Audit suggests borough adopt rate evaluation plan for future utility expenses

Despite recent rate hikes, the borough’s user fees are still insufficient to fully cover future big-ticket infrastructure costs, according to the audit of last year’s municipal finances.

At a Nov. 15 assembly work session, Finance Director Mason Villarma and Joy Merriner, of the audit firm BDO’s Anchorage office, suggested that the borough conduct “comprehensive rate revaluation and reserve modeling” annually, to ensure that rates keep up with inflation and generate enough money to maintain essential infrastructure, like vacuum trucks, telephone poles, and the water and sewage plants.

Last spring, water rates increased 30% and sewer rates increased 21%. These fees had not been adjusted since 2019. The assembly this year also raised residential trash collection fees about 51%.

However, Wrangell residents should brace for additional increases in the coming years.

In the past, utility rates did not account for the future maintenance and replacement costs of the borough’s aging assets, and this lack of foresight has already begun to impact its finances. “We don’t have sufficient reserves to purchase the assets that we should,” Villarma explained.

“The sewer, for example—we have a vac truck that has reached its useful life. We have a sewage treatment plant that’s going to need $5 million in overhauls. Clearly, over time, we didn’t save enough in user fees to cover that cost.”

User fees, Villarma explained, should be designed to absorb the total “cost of doing business,” including staff time, administrative time and equipment maintenance and replacement. “The borough has not ever fully absorbed those costs.”

In five years, he hopes borough accounts will be self-sustaining, with user fees sufficient to cover the municipality’s immediate needs and also plan for the future.

Villarma acknowledges that reaching sustainability will take time. “We can’t just come out and throw the impact on (taxpayers) all at once,” he said. “But I can’t in good faith say we’re sustainable when we’re not.”

“Reserve modeling” — which Villarma plans to implement — would allow the borough to predict and prepare for future costs by factoring the age of equipment and likelihood of repairs into rates.

The exact amount that rates would need to increase to achieve sustainability remains uncertain, but they would need to be raised at least 2% to 3% a year just to keep pace with historical inflation. “If we were to keep everything the same, (we’d) get to the point of non-sufficient reserves,” he said. Establishing healthy reserve funds would require even greater hikes than those needed to cover inflation.

To determine appropriate rate levels, he plans to conduct a full-scale assessment, which will involve studying the impacts of inflation and establishing the municipality’s priorities for the next 10 to 30 years.

Villarma is working on a user fee proposal and anticipates holding a work session with assemblymembers in March of 2023. Any rate increases would require assembly approval. “(The assembly) might say, ‘no, we hit them too hard last year,” he said.

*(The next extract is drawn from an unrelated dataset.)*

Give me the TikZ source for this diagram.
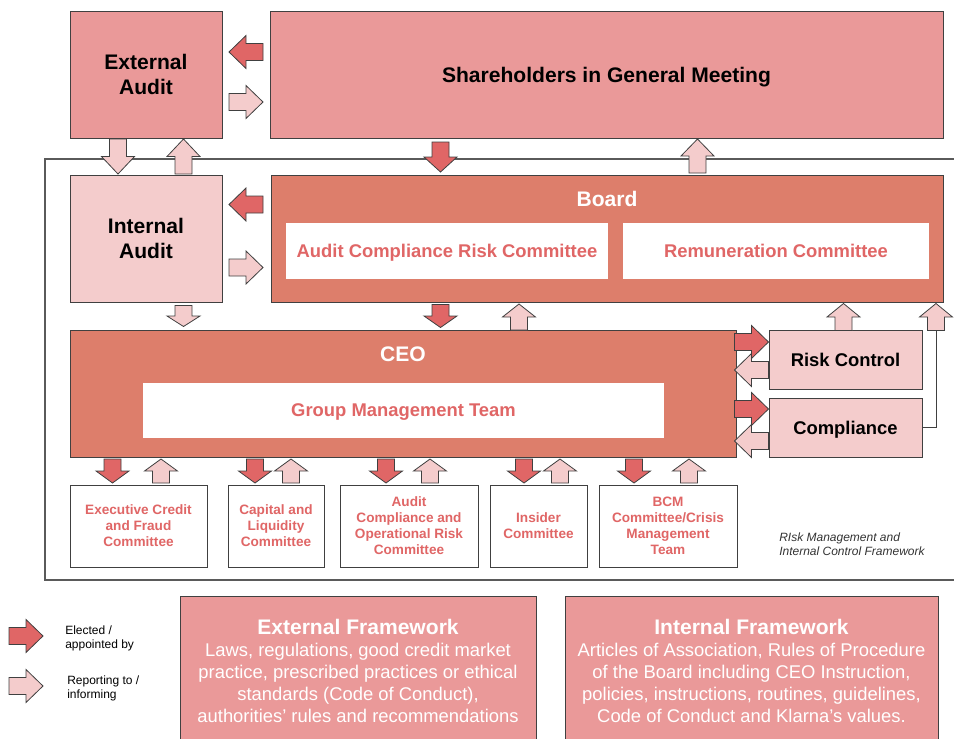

His plan may also involve “creative ways of not impacting residents to the maximum degree,” like charging non-residents higher prices to house their boats in Wrangell harbors.

The borough has “roughly as much cash as Petersburg,” he explained, but their infrastructure is newer and more effectively maintained. “They took care of things and recapitalized.”

Wrangell may have similar numbers in the bank, but the borough’s property — including buildings, equipment and facilities — is older than that of Petersburg, meaning that steep repair and replacement costs may be on the horizon. “Eventually, we’re going to foot that bill. The cost of infrastructure failure and addressing it as an emergency is going to be much greater.”